After reading about Benny’s Gym’s short film, I knew that I had to see it myself.
Benny’s Gym’s first scene shows the eleven-year-old Alfred running from a gang of boys chasing him through the woods. It reminded me a bit of myself – as for some reason, I always got in trouble with the local ” school gang,” and it was my classmates and me running fast enough, which saved me from troubles. Alfred, in the film, unfortunately, is not that lucky…
He gets caught – one of the bullies – Benny notices the fantastic drawing skills of Alfred. He befriends Alfred – but wants to keep their friendship secret from his other friends. Their friendship is alike, one featured in another movie: Son of Rambow.
But mostly reminded me of a friend of mine and myself. You see, in a way, I am associating myself with Alfred – but that friend of mine was exactly like Benny – not only did he act that way – but he also looked alike.
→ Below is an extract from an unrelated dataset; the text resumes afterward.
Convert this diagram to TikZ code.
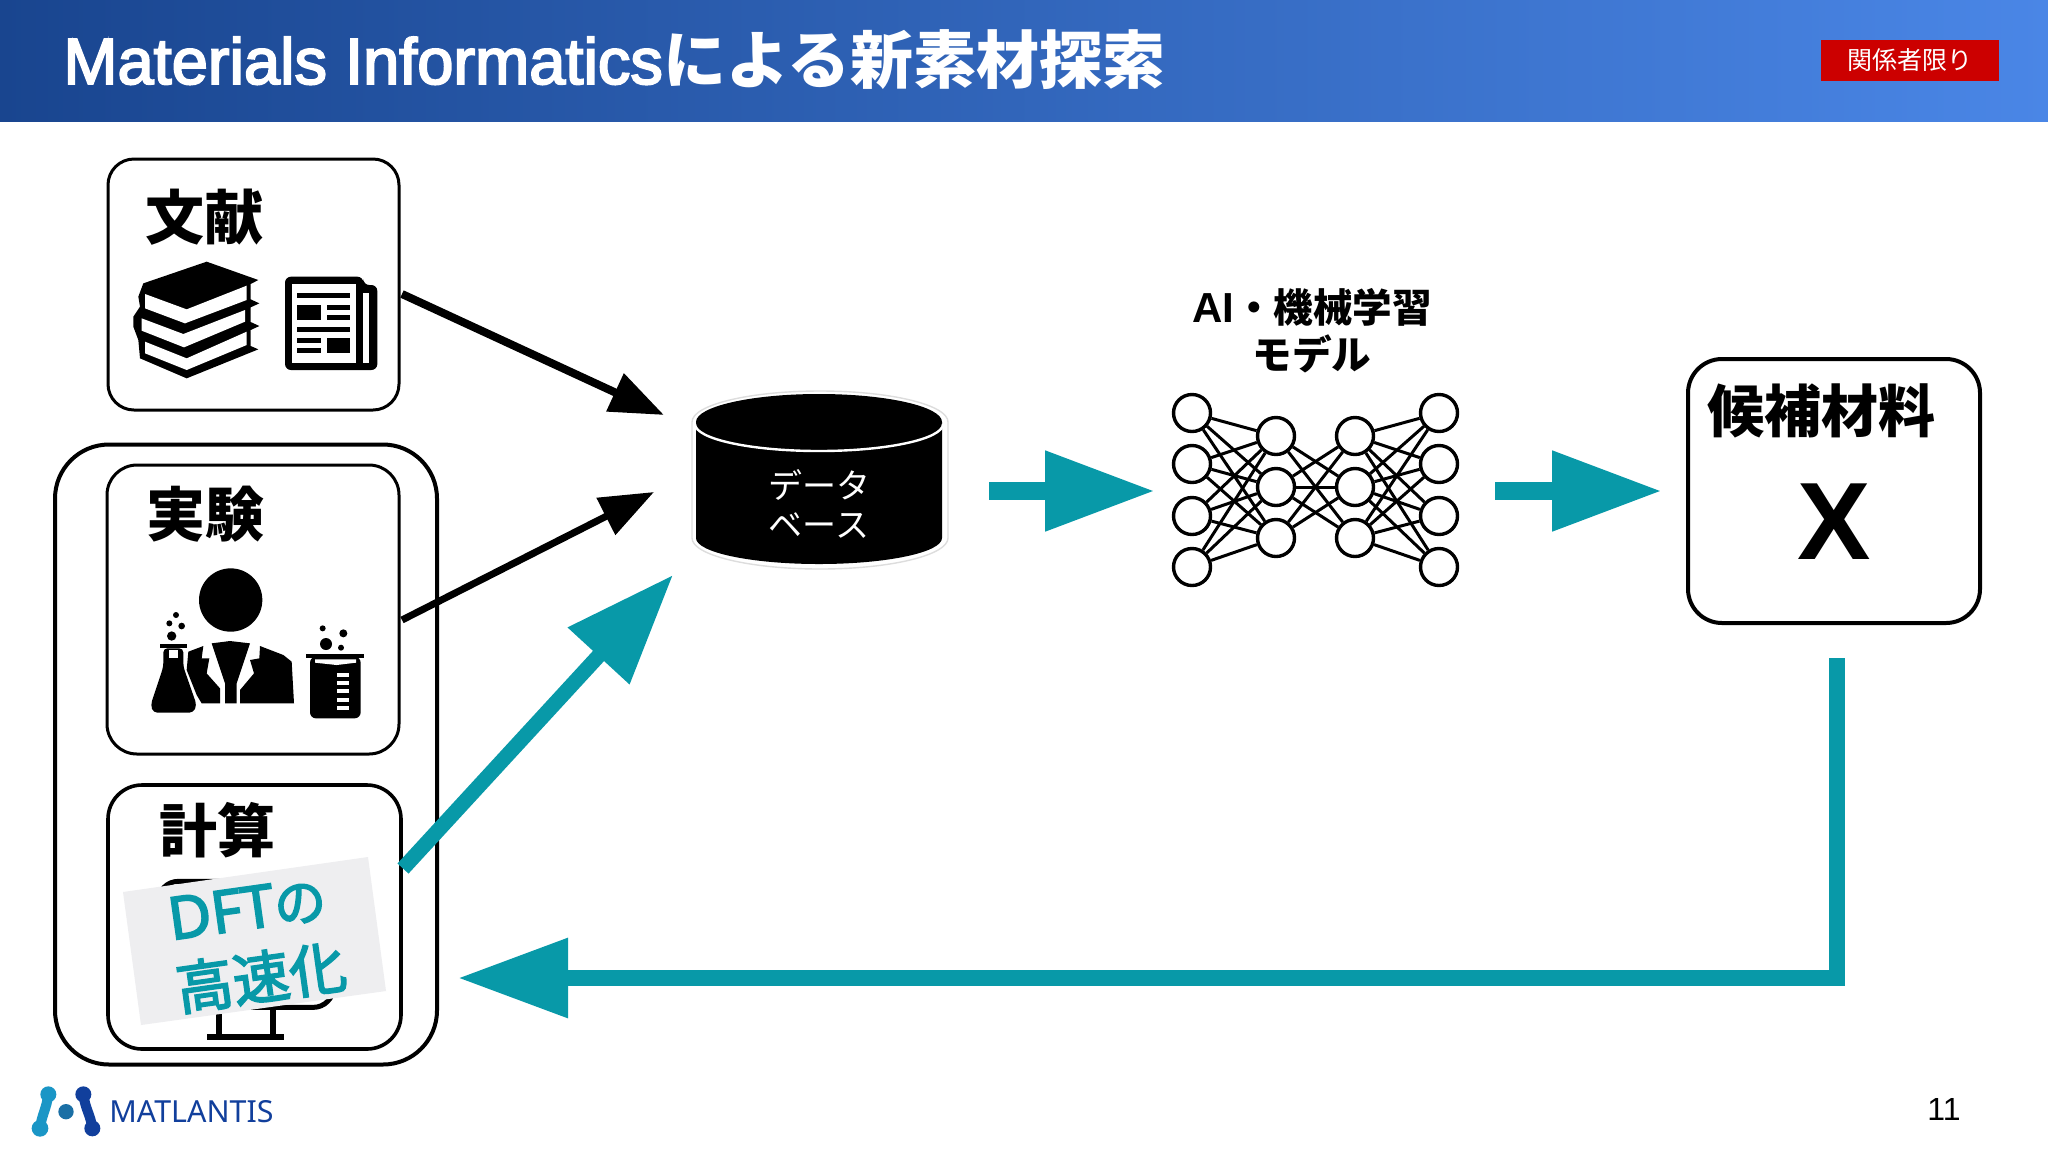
\documentclass[tikz,border=0pt]{standalone}
\usepackage{fontspec}
\usetikzlibrary{arrows.meta}
\setmainfont{Liberation Sans}
\newfontfamily\jp{Noto Sans CJK JP}
\newfontfamily\jpm[FakeBold=3]{Noto Sans CJK JP}
\newfontfamily\ls{Liberation Sans}
\newfontfamily\lsf[FakeBold=3]{Liberation Sans}
\newfontfamily\ns{Noto Sans}
\newfontfamily\nsm[FakeBold=3]{Noto Sans}
\newcommand{\fsz}[1]{\fontsize{#1}{#1}\selectfont}
\definecolor{tealc}{HTML}{0899A8}
\definecolor{headL}{HTML}{19458F}
\definecolor{headR}{HTML}{4A86E6}
\definecolor{redc}{HTML}{CC0000}
\definecolor{stick}{HTML}{EEEEF0}
\definecolor{logoA}{HTML}{1A96C6}
\definecolor{logoB}{HTML}{1A6FA5}
\definecolor{logoC}{HTML}{113F9C}
\definecolor{dbgrey}{HTML}{DDDDDD}
\tikzset{
  boxn/.style={draw=black,line width=1.5pt,fill=white,inner sep=0pt},
  lab/.style={inner sep=0pt,font=\jp\bfseries\fsz{29.5}},
  nn/.style={circle,draw=black,fill=white,line width=1.7pt,minimum size=18.5pt,inner sep=0pt},
  nnl/.style={line width=1.5pt,black},
  blk/.style={line width=4pt,black,-{Triangle[length=27pt,width=20pt]}},
  teal/.style={line width=8pt,tealc,-{Triangle[length=55pt,width=38pt]}},
}
\begin{document}
\begin{tikzpicture}[x=0.5pt,y=-0.5pt]
\useasboundingbox (0,0) rectangle (2048,1152);
\fill[white] (0,0) rectangle (2048,1152);
% header
\shade[left color=headL,right color=headR] (0,0) rectangle (2048,121.5);
\node[anchor=west,inner sep=0pt,text=white] (title) at (63,60)
  {\fsz{32.5}\lsf Materials Informatics{\jp\bfseries\fsz{31.5}による新素材探索}};
\node[fill=redc,minimum width=89pt,minimum height=20.5pt,inner sep=0pt,text=white,font=\jp\fsz{12.5}] (limited) at (1910,60.5) {関係者限り};
% boxes
\node[draw=black,line width=2pt,rounded corners=27pt,minimum width=191pt,minimum height=310pt,inner sep=0pt] (outer) at (246,754.5) {};
\node[boxn,rounded corners=13pt,minimum width=145.5pt,minimum height=125.5pt] (lit) at (253.5,284.5) {};
\node[boxn,rounded corners=15pt,minimum width=146pt,minimum height=144.5pt] (exp) at (253,609.5) {};
\node[boxn,line width=1.8pt,rounded corners=17pt,minimum width=146.5pt,minimum height=132pt] (calc) at (254.5,917) {};
\node[lab] (tlit) at (204.5,217.5) {文献};
\node[lab] (texp) at (205,514) {実験};
\node[lab,font=\jp\bfseries\fsz{29}] (tcalc) at (217,830) {計算};
% book icon
\begin{scope}[shift={(90,140)},x=0.16667pt,y=-0.16667pt]
\fill[black] (350,365)--(505,420)--(482,432)--(482,478)--(508,490)--(482,502)--(482,546)--(508,558)--(482,570)--(482,618)--(505,628)--(290,715)--(150,655)--(145,600)--(130,560)--(130,530)--(150,500)--(145,470)--(160,430)--cycle;
\fill[white] (165,462)--(290,508)--(470,437)--(470,480)--(285,550)--(165,505)--cycle;
\fill[white] (155,535)--(280,582)--(465,510)--(465,545)--(282,622)--(155,572)--cycle;
\fill[white] (165,605)--(290,655)--(470,575)--(470,615)--(290,690)--(165,640)--cycle;
% newspaper
\fill[black,rounded corners=3pt] (585,410)--(820,410)--(820,435)--(862,435)--(862,690)--(585,690)--cycle;
\fill[white] (605,432) rectangle (798,668);
\fill[white] (820,458) rectangle (838,668);
\fill[black] (622,460) rectangle (780,475);
\fill[black] (622,495) rectangle (692,540);
\fill[black] (712,495) rectangle (780,510);
\fill[black] (712,525) rectangle (780,540);
\fill[black] (622,560) rectangle (780,575);
\fill[black] (622,595) rectangle (692,610);
\fill[black] (622,625) rectangle (692,640);
\fill[black] (712,595) rectangle (780,640);
\end{scope}
% scientist icon
\begin{scope}[shift={(50,440)},x=0.16667pt,y=-0.16667pt]
\fill[black] (542,480) circle [radius=95];
\fill[black] (415,635)--(460,618)--(455,655)--(478,655)--(470,700)--(510,745)--(510,790)--(455,790)--(440,765)--(410,690)--cycle;
\fill[black] (630,618)--(700,645)--(725,665)--(732,790)--(570,790)--(570,750)--(612,700)--(600,660)--(628,655)--cycle;
\fill[black] (485,610)--(540,603)--(600,610)--(560,730)--(560,790)--(525,790)--(525,730)--cycle;
\fill[black] (330,612) rectangle (410,625);
\fill[black,rounded corners=2pt] (340,625)--(400,625)--(400,680)--(440,795)--(430,818)--(310,818)--(302,795)--(340,680)--cycle;
\fill[white] (358,630) rectangle (385,655);
\fill[black] (365,588) circle [radius=14];
\fill[black] (358,550) circle [radius=9];
\fill[black] (378,525) circle [radius=9];
\fill[black] (395,558) circle [radius=10];
\fill[black] (768,643) rectangle (942,655);
\fill[black,rounded corners=3pt] (780,650)--(932,650)--(932,835)--(780,835)--cycle;
\fill[white] (795,658)--(918,658)--(918,668)--(860,675)--(795,668)--cycle;
\foreach \yy in {698,723,748,773,798} \fill[white] (862,\yy) rectangle (898,\yy+12);
\fill[black] (828,612) circle [radius=18];
\fill[black] (880,580) circle [radius=12];
\fill[black] (818,565) circle [radius=9];
\fill[black] (873,623) circle [radius=9];
\end{scope}
% monitor and sticker
\begin{scope}[shift={(50,770)},x=0.16667pt,y=-0.16667pt]
\draw[black,line width=2.5pt,fill=white,rounded corners=10pt] (325,334) rectangle (850,712);
\fill[black] (497,715) rectangle (515,800);
\fill[black] (660,715) rectangle (678,800);
\fill[black] (472,792) rectangle (702,810);
\end{scope}
\fill[stick] (123,892)--(368,857)--(386,991)--(141,1025)--cycle;
\node[inner sep=0pt,rotate=8,text=tealc] (dft) at (247,909) {\fsz{29.5}\nsm DFT{\jpm\fsz{26}の}};
\node[inner sep=0pt,rotate=8,text=tealc,font=\jpm\fsz{28.5}] (fast) at (261,977) {高速化};
% database
\draw[dbgrey,line width=0.7pt,fill=white] (692,422) arc[start angle=180,end angle=360,x radius=128,y radius=31] -- (948,538) arc[start angle=0,end angle=180,x radius=128,y radius=31] -- cycle;
\fill[black] (696,422) arc[start angle=180,end angle=360,x radius=123,y radius=28] -- (942,538) arc[start angle=0,end angle=180,x radius=123,y radius=26] -- cycle;
\draw[white,line width=1.2pt] (695,424) arc[start angle=180,end angle=0,x radius=124,y radius=27];
\node[inner sep=0pt,text=white,font=\jp\fsz{17}] (db1) at (819,485) {データ};
\node[inner sep=0pt,text=white,font=\jp\fsz{17}] (db2) at (819,526) {ベース};
\coordinate (dbNW) at (664,415);
\coordinate (dbW) at (654,492);
\coordinate (dbSW) at (673,575);
\coordinate (litE) at (402,294);
\coordinate (expE) at (402,620);
\coordinate (calcE) at (403,868.5);
\draw[blk] (litE) -- (dbNW);
\draw[blk,line width=3.5pt] (expE) -- (dbW);
\draw[tealc,line width=7.5pt,-{Triangle[length=55pt,width=40pt]}] (calcE) -- (dbSW);
% flow arrows
\coordinate (a1s) at (989,491); \coordinate (a1e) at (1155,491);
\coordinate (a2s) at (1495,491); \coordinate (a2e) at (1662,491);
\draw[teal,line width=9pt] (a1s) -- (a1e);
\draw[teal,line width=9pt] (a2s) -- (a2e);
% NN
\node[inner sep=0pt,font=\jp\bfseries\fsz{19.8}] (ai) at (1312,307) {{\ls\bfseries\fsz{21}AI}・機械学習};
\node[inner sep=0pt,font=\jp\bfseries\fsz{19.8}] (model) at (1312,354) {モデル};
\foreach \i/\yy in {1/413,2/464,3/516,4/567}{
  \node[nn] (a\i) at (1192,\yy) {};
  \node[nn] (d\i) at (1439,\yy) {};
}
\foreach \i/\yy in {1/436,2/487,3/538}{
  \node[nn] (b\i) at (1276,\yy) {};
  \node[nn] (c\i) at (1355,\yy) {};
}
\foreach \p/\q in {a1/b1,a1/b2,a1/b3,a2/b1,a2/b2,a2/b3,a3/b1,a3/b2,a3/b3,a4/b1,a4/b2,a4/b3,
  d1/c1,d1/c2,d1/c3,d2/c1,d2/c2,d2/c3,d3/c1,d3/c2,d3/c3,d4/c1,d4/c2,d4/c3,
  b1/c2,b1/c3,b2/c1,b2/c2,b2/c3,b3/c1,b3/c2}
  \draw[nnl] (\p) -- (\q);
% candidate
\node[boxn,line width=2pt,rounded corners=17pt,minimum width=146pt,minimum height=132pt] (cand) at (1834,491) {};
\node[lab,font=\jp\bfseries\fsz{28.5}] (tcand) at (1821,411) {候補材料};
\node[inner sep=0pt,font=\ls\bfseries\fsz{55}] (xx) at (1834,522) {X};
% loop
\coordinate (ls) at (1837,658);
\coordinate (lc) at (1837,978);
\coordinate (le) at (458,978);
\draw[tealc,line width=8pt,-{Triangle[length=55pt,width=38pt]}] (ls) -- (lc) -- (le);
% logo
\begin{scope}[shift={(20,1075)},x=0.16667pt,y=-0.16667pt]
\draw[logoA,line width=5pt,line cap=round] (85,58) .. controls (80,100) and (65,120) .. (60,160);
\fill[logoA] (85,58) circle [radius=24];
\fill[logoA] (60,160) circle [radius=25];
\fill[logoB] (138,110) circle [radius=23];
\draw[logoC,line width=5pt,line cap=round] (190,58) .. controls (195,100) and (212,120) .. (217,160);
\fill[logoC] (190,58) circle [radius=24];
\fill[logoC] (217,160) circle [radius=24];
\end{scope}
\node[anchor=west,inner sep=0pt,text=logoC,font=\ns\fsz{15.2}] (brand) at (109,1112) {MATLANTIS};
\node[inner sep=0pt,font=\ls\fsz{16}] (pg) at (1944,1109) {11};
\end{tikzpicture}
\end{document}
Both Atdhe Belegu Kim Erik Tena Eriksen are incredible in the leading roles. It was very moving to see these two boys carry out the large task of convincing their audience that they were indeed genuine in their actions. They did superbly. To watch Benny the Bully and see almost from the beginning that he was hurting inside and trying to cover his own need for love and acceptance with the rejection of others was portrayed without flaw. Of course, on the other side to see Alfred, who was not a pushover, only a very compassionate and caring boy who only fought when pushed too far, was projected perfectly. These two young actors are the highlight of the entire movie. The story was also quite convincing because it showed the hurts that can run so deep when you are that age and seek love and acceptance from everyone.
Benny’s Gym is an amazingly accomplished film, everything from its superb editing to the fantastic cinematography — especially all the hand-held camera work that is quite effective in the chase scenes. Both boys have a natural ability so that the expressions on their faces always convey their emotions quite well. Of course, they pretty much wear their emotions on their sleeves anyway, as the connection between them is sharp and somewhat raw. Excellent effort.
This Norwegian short film about abuse and marginality demonstrates that youth’s problems are the same everywhere in the globe and that as a society we’re failing to keep things balanced. There is a fantastic treble performance in the film – yet another extra, making it worth seeing.